Personal guarantees given in the past to support corporate borrowing may well have been put in a drawer with no real expectation that they would ever again see the light of day. In these challenging economic times, however, more and more of them are being dusted down and used by lenders to recover unpaid debts. At this point the guarantee may be subject to a great deal more scrutiny than when it was given, with the guarantor (often a company owner/director) looking to avoid or reduce any liability and the lender conversely wanting to ensure that it maximises its recovery under the guarantee.

Guarantees are known to be technical documents, and this often leads guarantors who unexpectedly find themselves “on the hook” to seek ever more inventive ways of avoiding or reducing liability. Conversely, over recent years lenders have been careful to plug at least the more obvious gaps through which a guarantor might otherwise try to wriggle.

So in what circumstances might a guarantee not be enforceable?

Is the guarantee valid?

First, the nature of the document should be examined. Is it in fact a guarantee, or is it an indemnity? A guarantee is a secondary obligation guaranteeing the obligations of another party (usually a borrower) and depends on that other having defaulted. An indemnity on the other hand is a free standing obligation not dependent on the borrower’s default but enforceable in its own right. Many documents nowadays will have been drafted to be a combined guarantee and indemnity.

The distinction can be very important because only guarantees and not indemnities are subject to the technical requirements of the Statute of Frauds 1677, non-compliance with which renders a guarantee unenforceable.

The main technical requirement for a guarantee to be valid is that it must be in writing and signed by the guarantor or a person authorised on the guarantor’s behalf. Reliance cannot therefore be placed on a verbal assurance that one party will “see another right” or some such.

A guarantee is a contract and therefore must comply with the basic requirements of a contract including the need that there be “consideration” for the promise – an issue frequently overcome by executing the guarantee as a deed. 

Execution as a deed in itself gave rise to problems for the lender in the case of Bibby Financial Services Ltd v Magson and others (reported November 2011) as the guarantee fell foul of Section 1 of the Law of Property (Miscellaneous Provisions) Act 1989. This provides:

“(3) An instrument is validly executed as a deed by an individual if, and only if -

(a) it is signed - 

(i) by him in the presence of a witness who attests the signature; or 

(ii) at his direction and in his presence and the presence of two witnesses who each attest the signature; and 

(b) it is delivered as a deed."

It was this latter provision – delivery “as a deed” - which caused the problem. The critical thing is that the person delivering the deed must show an intention to be bound by it – and something more than signing may be required. In this case, documents were produced for discussion in a pub.  At a meeting in a pub on 27 August 2008, the guarantors had signed both a guarantee and a warranty, and their signatures had been witnessed.  They contended that, although each had signed an unbound guarantee and an unbound warranty as a gesture of good faith, their expectation, in the light of discussions at the time of signature, was that clean versions of each guarantee and each warranty, incorporating as part of the typed text amendments to take account of their manuscript notations, would be produced and that revised forms would be signed afresh. Consequently the signed versions of the guarantees and the warranties had not been dated or delivered. The versions of the guarantees and the warranties relied upon by the lender were bound and did not have manuscript alterations. The court found on the facts that they had not been “delivered” as required by law, and consequently were not enforceable.

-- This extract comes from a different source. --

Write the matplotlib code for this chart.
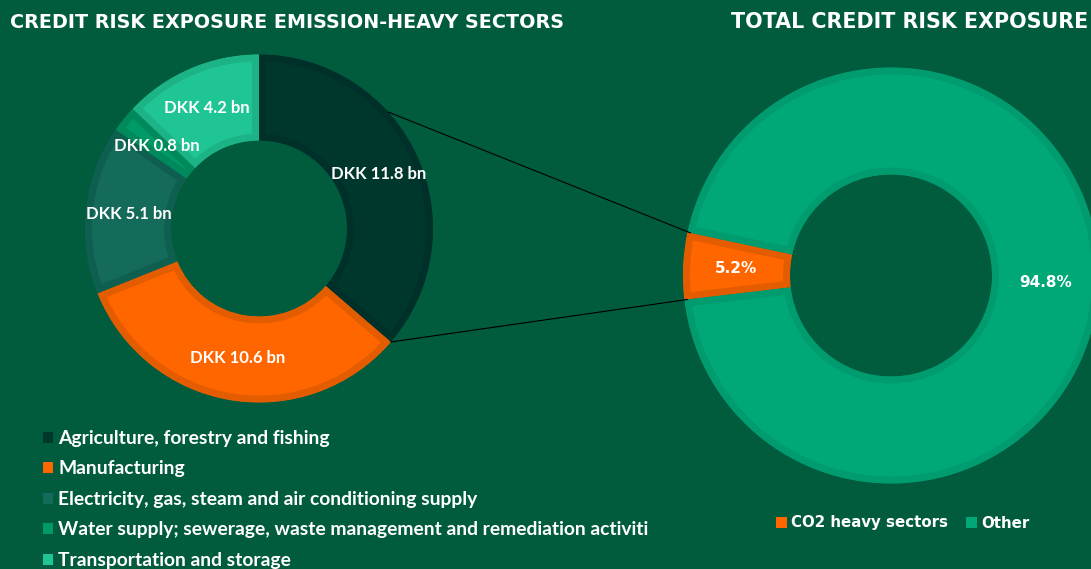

A guarantee in standard form will be subject to a test of reasonableness under the Unfair Contract Terms Act 1977, thought he courts have made clear (for example in the 2008 case of Barclays Bank plc v Alfons Kufner) that many standard form clauses in contracts of guarantee will not be regarded as unreasonable as against experienced business people.

As with any contract, it is important to examine closely what has been agreed. As a matter of construction, does the guarantee actually cover the circumstances and claims which have arisen? If not, then the guarantor’s liability will not arise or will be reduced, even though the guarantee itself is valid.

Can the guarantee be discharged or avoided?

In certain circumstances, a guarantor’s obligations will be discharged; for example, if changes are made to the underlying agreement without the guarantor’s consent.  (Note, however, that a term allowing such variation without having the effect of discharging the guarantee will be found in many standard forms.)

If the contract is induced by duress or undue influence, it may be set aside. This is one of the main reasons why lenders will insist that a guarantor obtains separate legal advice or at least attends a private meeting with the lender prior to giving a guarantee.

As in the case of any contract, a guarantee can be avoided in circumstances where a misrepresentation has been made to the guarantor. Further, whilst a lender is not under any general positive duty to disclose information to the guarantor, (including information it has about the debtor’s creditworthiness) circumstances can arise where the lender has a duty to disclose unusual facts not known to the guarantor.

In summary, very many considerations can affect a lender’s ability to make a recovery under a guarantee and it is worth both parties to the agreement having a very close look as soon as the guarantee looks likely to be invoked.

This is a very brief and general overview of some aspects of the law of guarantees and should not be relied on for advice in any particular situation.